Location & Elevation: Makalu is the fifth highest mountain in the world at 8,481 metres (27,825 ft) and is located 22 km (14 mi) southeast of Mount Everest, on the border between Nepal and China. One of the eight-thousanders, Makalu is an isolated peak whose shape is a four-sided pyramid.
Climbing and View: Makalu is an isolated peak whose shape is a four-sided pyramid. One of the most challenging 8,000-meter peaks, with steep climbing, exposed ridges, and rock climbing on the summit pyramid. Makalu has two notable subsidiary peaks. Kangchungtse, or Makalu II (7,678 m) lies about 3 km (2 mi) north-northwest of the main summit. Rising about 5 km (3.1 mi) north-northeast of the main summit across a broad plateau, and connected to Kangchungtse.

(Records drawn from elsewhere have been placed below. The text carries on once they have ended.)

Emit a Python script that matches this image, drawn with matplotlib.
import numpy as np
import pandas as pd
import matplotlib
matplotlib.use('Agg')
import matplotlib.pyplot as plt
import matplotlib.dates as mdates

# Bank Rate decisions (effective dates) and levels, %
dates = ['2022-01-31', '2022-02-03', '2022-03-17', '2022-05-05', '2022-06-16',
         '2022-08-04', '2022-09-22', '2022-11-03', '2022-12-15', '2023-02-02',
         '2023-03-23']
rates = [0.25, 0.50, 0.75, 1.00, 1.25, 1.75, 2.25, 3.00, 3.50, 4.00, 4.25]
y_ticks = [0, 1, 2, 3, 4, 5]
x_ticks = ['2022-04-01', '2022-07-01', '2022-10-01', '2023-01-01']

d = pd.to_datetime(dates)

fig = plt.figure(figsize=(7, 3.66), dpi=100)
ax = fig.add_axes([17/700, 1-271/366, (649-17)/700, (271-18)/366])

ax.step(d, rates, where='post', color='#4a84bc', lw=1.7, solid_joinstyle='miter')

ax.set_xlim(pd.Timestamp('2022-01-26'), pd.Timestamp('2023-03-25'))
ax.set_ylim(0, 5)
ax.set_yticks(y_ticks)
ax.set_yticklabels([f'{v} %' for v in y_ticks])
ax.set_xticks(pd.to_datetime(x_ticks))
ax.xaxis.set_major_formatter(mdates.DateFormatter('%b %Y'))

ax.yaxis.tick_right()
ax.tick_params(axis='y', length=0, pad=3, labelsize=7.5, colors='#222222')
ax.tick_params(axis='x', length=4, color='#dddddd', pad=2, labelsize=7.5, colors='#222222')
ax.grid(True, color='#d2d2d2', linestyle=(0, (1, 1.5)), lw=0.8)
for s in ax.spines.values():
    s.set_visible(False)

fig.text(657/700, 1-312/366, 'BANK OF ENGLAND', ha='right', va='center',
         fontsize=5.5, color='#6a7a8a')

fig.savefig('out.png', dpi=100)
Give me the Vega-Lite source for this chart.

Makalu was first climbed on May 15, 1955 by Lionel Terray and Jean Couzy of a French expedition led by Jean Franco. Franco, G. Magnone and Sardar Gyaltsen Norbu summitted the next day, followed by Bouvier, S. Coupe, Leroux and A. Vialatte on the 17th. This was an amazing achievement at the time to have the vast majority of expedition member summit, especially on such a difficult peak. Prior to this time, summits were reached by 1-2 people at most with the rest of teams providing logistical support before turning around and heading home. The French team climbed Makalu by the north face and northeast ridge, via the saddle between Makalu and Kangchungtse (the Makalu-La), establishing the standard route.